Following the Compaq merger, the personal systems group has become HP’s largest, accounting for 38 percent of the company’s revenues in the first quarter this year. The PC division’s growth represents a remarkable turnaround. At the time of the merger, the combined results of HP’s PC division and Compaq amounted to a US$800 million loss. Its global profits in 2007 hit US$2 billion on US$36 billion of revenues. HP’s personal systems division is number two in PC sales in the Asia-Pacific region, after Lenovo.
The Compaq merger, which imposed demanding cost savings and synergy targets on the entire company, has now been fully digested. It’s a common observation, with the 20/20 hindsight of analysts, that Fiorina had the right idea. But it was Hurd’s method of making managers accountable under the new structure that enabled the combined businesses to take off. Koch says that this has played out well in Asia. “The two former companies had different strengths and weaknesses. We were able to focus strongly on execution.”
Following Lenovo’s purchase of IBM’s PC division in 2005, critics said that Lenovo had made a huge investment in a sunset industry, and that IBM was wise to get out. To Koch, laptops and PCs are less of a sunset business in Asia, but a maturing business that needs to be approached in a new way. Part of that approach is in understanding the customer lifetime value and how to interact with the customer throughout its duration.

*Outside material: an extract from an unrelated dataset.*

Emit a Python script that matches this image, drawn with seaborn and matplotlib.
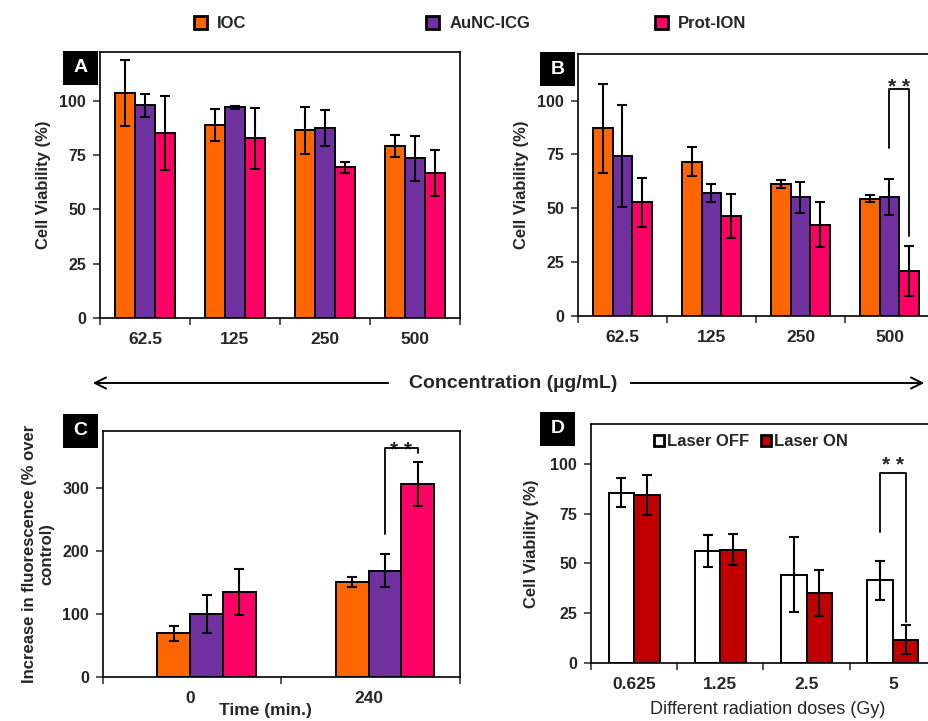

“It starts with experience before you even bring a product out. You do surveys, customer feedback installations. People purchase through channel [partners], so another important area is channel satisfaction surveys,” says Koch. The process can feed ideas back into R&D.
In poor, but fast-emerging, countries throughout Asia, environmental conditions can matter hugely to purchasers. A student may need a PC in an area of scattershot power supply in Sumatra, or a technician may need to bring a computer to a power plant over rough, dusty roads in Bangladesh. The company was an early mover in producing equipment that drains less power, giving it an advantage as environmental standards gain prominence.
The point is that the diversion of capital into marketing “scale” has made Koch’s unit more attuned to the Asian customer and has not leeched attention from R&D. HP has a large R&D presence throughout Asia, including China. Koch says that a new idea can go into the system and emerge on the shelves as a product in eight weeks.
Koch, too, has a yen for simplicity. The diversion of resources and the complementary structure developed by finance to support allows him to “define the strategy and execute like hell,” he says. For HP’s managers, however, simple doesn’t mean easy, and no one is taking a victory lap.
There is a sense that accountability, with finance as the arbiter of investment and watchdog over value, has given managers a new freedom to succeed. Iannotti says that attitude has always been in the company, and that the changes rippling through finance and operations have drawn it out.
“It was there to be tapped,” he says.